On Wednesday, state Attorney General Ashley Moody called on President Joe Biden allow public access to every meeting of the Presidential Commission on the U.S. Supreme Court.
According to news reports, the commission will examine expanding the nation’s highest court. Moody sent a letter to Biden reminding the president that all meetings of the newly-created advisory commission must be open to the public in accordance with the Federal Advisory Committee Act, U.S.C. app. 2 § 10(a)(1).
“The potential political takeover of our courts is a threat to the foundation of our system of government and the separation of powers instilled in our Constitution. As Florida’s attorney general, I will do everything in my power to stand against President Biden’s radical power grab,” Moody said on Wednesday.

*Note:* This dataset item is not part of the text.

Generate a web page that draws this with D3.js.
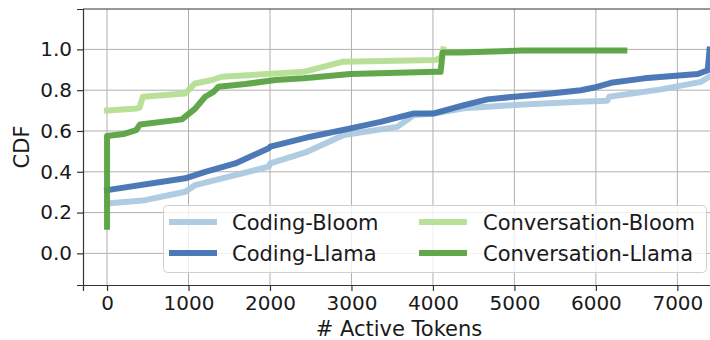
<!DOCTYPE html>
<html>
<head>
<meta charset="utf-8">
<script src="https://cdn.jsdelivr.net/npm/d3@7"></script>
<style>
  body { margin: 0; background: #fff; }
  svg { display: block; font-family: "DejaVu Sans", sans-serif; }
</style>
</head>
<body>
<div id="chart"></div>
<script>
// CDF curves, [active tokens, cdf]
const codingBloom = [
    [0, 0.245], [467, 0.261], [960, 0.302], [1082, 0.335], [1574, 0.384], [1984, 0.425],
    [2004, 0.441], [2455, 0.498], [2906, 0.58], [3562, 0.62], [3766, 0.678], [4012, 0.686],
    [4381, 0.711], [4668, 0.719], [4996, 0.727], [5799, 0.743], [6140, 0.748], [6164, 0.768],
    [6800, 0.804], [7291, 0.841], [7390, 0.866]
];
const codingLlama = [
    [0, 0.31], [960, 0.368], [1205, 0.40], [1574, 0.441], [1984, 0.515], [2004, 0.523],
    [2496, 0.572], [2988, 0.613], [3357, 0.645], [3766, 0.686], [4012, 0.686], [4381, 0.727],
    [4668, 0.755], [4996, 0.768], [5447, 0.784], [5816, 0.80], [5980, 0.813], [6185, 0.836],
    [6594, 0.858], [7250, 0.879], [7373, 0.898], [7395, 1.0]
];
const convBloom = [
    [0, 0.70], [365, 0.71], [400, 0.715], [440, 0.768], [960, 0.784], [1080, 0.833],
    [1290, 0.85], [1410, 0.866], [2066, 0.882], [2414, 0.89], [2886, 0.939], [4033, 0.948],
    [4100, 0.96], [4125, 1.0]
];
const convLlama = [
    [0, 0.13], [0, 0.575], [200, 0.585], [357, 0.604], [405, 0.632], [918, 0.657], [1082, 0.71],
    [1205, 0.768], [1307, 0.792], [1369, 0.817], [1697, 0.83], [2066, 0.85], [2414, 0.858],
    [2988, 0.879], [4033, 0.89], [4094, 0.89], [4120, 0.985], [4340, 0.985], [5099, 0.994],
    [6349, 0.994]
];

const seriesNames = ["Coding-Bloom", "Coding-Llama", "Conversation-Bloom", "Conversation-Llama"];
const seriesData = [codingBloom, codingLlama, convBloom, convLlama];
const seriesColors = ["#a9c8e0", "#3e6fb0", "#b3dd8f", "#56a03d"];

const xTicks = [0, 1000, 2000, 3000, 4000, 5000, 6000, 7000];
const yTicks = [0.0, 0.2, 0.4, 0.6, 0.8, 1.0];

const w = 710, h = 340;
const margin = { top: 9, right: -2, bottom: 55, left: 83 };
const width = w - margin.left - margin.right,
    height = h - margin.top - margin.bottom;

const svg = d3.select("#chart").append("svg")
    .attr("width", w).attr("height", h);

const g = svg.append("g")
    .attr("transform", `translate(${margin.left},${margin.top})`);

const x = d3.scaleLinear().domain([-295, 7425]).range([0, width]);
const y = d3.scaleLinear().domain([-0.155, 1.198]).range([height, 0]);

// grid
g.append("g").selectAll("line").data(xTicks).enter().append("line")
    .attr("x1", d => x(d)).attr("x2", d => x(d))
    .attr("y1", 0).attr("y2", height)
    .attr("stroke", "#b0b0b0").attr("stroke-width", 1);
g.append("g").selectAll("line").data(yTicks).enter().append("line")
    .attr("y1", d => y(d)).attr("y2", d => y(d))
    .attr("x1", 0).attr("x2", width)
    .attr("stroke", "#b0b0b0").attr("stroke-width", 1);

// curves
const line = d3.line().x(d => x(d[0])).y(d => y(d[1]));
g.append("g").selectAll("path").data(seriesData).enter().append("path")
    .attr("d", line)
    .attr("fill", "none")
    .attr("stroke", (d, i) => seriesColors[i])
    .attr("stroke-width", 6)
    .attr("stroke-opacity", 0.92)
    .attr("stroke-linejoin", "round")
    .attr("stroke-linecap", "square");

// axes
const xAxis = g.append("g")
    .attr("transform", `translate(0,${height})`)
    .call(d3.axisBottom(x).tickValues(xTicks).tickFormat(d3.format("d")).tickSize(6).tickPadding(5));
const yAxis = g.append("g")
    .call(d3.axisLeft(y).tickValues(yTicks).tickFormat(d3.format(".1f")).tickSize(6).tickPadding(5));

[xAxis, yAxis].forEach(a => {
    a.select(".domain").attr("stroke", "#333").attr("stroke-width", 1.2);
    a.selectAll(".tick line").attr("stroke", "#333").attr("stroke-width", 1.2);
    a.selectAll(".tick text").attr("font-size", "20px").attr("fill", "#1a1a1a")
        .attr("font-family", "DejaVu Sans");
});

// top spine
g.append("line")
    .attr("x1", 0).attr("x2", width).attr("y1", 0).attr("y2", 0)
    .attr("stroke", "#333").attr("stroke-width", 1.2);

// axis labels
svg.append("text")
    .attr("x", 399).attr("y", 336)
    .attr("text-anchor", "middle")
    .attr("font-size", "21px").attr("fill", "#1a1a1a")
    .text("# Active Tokens");
svg.append("text")
    .attr("transform", "translate(29,147) rotate(-90)")
    .attr("text-anchor", "middle")
    .attr("font-size", "21px").attr("fill", "#1a1a1a")
    .text("CDF");

// legend
const legend = svg.append("g");
legend.append("rect")
    .attr("x", 163.5).attr("y", 205.5).attr("width", 543).attr("height", 67)
    .attr("rx", 4)
    .attr("fill", "#fff").attr("fill-opacity", 0.8)
    .attr("stroke", "#d0d0d0").attr("stroke-width", 1);

const legPos = [[169, 222], [169, 253], [419, 222], [419, 253]];
const items = legend.selectAll(".item").data(seriesNames).enter().append("g")
    .attr("transform", (d, i) => `translate(${legPos[i][0]},${legPos[i][1]})`);
items.append("line")
    .attr("x1", 0).attr("x2", 48).attr("y1", 0).attr("y2", 0)
    .attr("stroke", (d, i) => seriesColors[i])
    .attr("stroke-width", 6).attr("stroke-opacity", 0.92);
items.append("text")
    .attr("x", (d, i) => i < 2 ? 63 : 64)
    .attr("y", 7.5)
    .attr("font-size", "21px").attr("fill", "#1a1a1a")
    .text(d => d);
</script>
</body>
</html>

“The Federal Advisory Committee Act is designed to ensure public access to all meetings of advisory committees like President Biden’s Commission on the Supreme Court of the United States. We must be allowed to observe and challenge any and all undemocratic, un-American policy recommendations that threaten our democracy. If the president ignores my request to conduct these meetings in the sunshine, I will utilize the full power entrusted to me by the voters of Florida to preserve America’s judicial system,” she added.
“The president’s Executive Order creating the Presidential Commission on the U.S. Supreme Court casts doubt on whether the administration will comply with FACA. A White House news release announcing the Commission is similarly vague about whether or not all meetings will be open to the public,” Moody’s office noted.
Additionally, the letter Moody sent to President Biden stated “during the campaign, you indicated that you would let voters know your position on court-packing after the election. If EO 14023 is not an outright endorsement of court-packing, then your failure to explain your views on the matter is a broken campaign promise.”
The letter challenged Biden to publicly commit to making all Commission meetings—including phone calls and video conferences—open to the public. The letter ended with an additional request for the president to publicly commit to complying with all other requirements of FACA.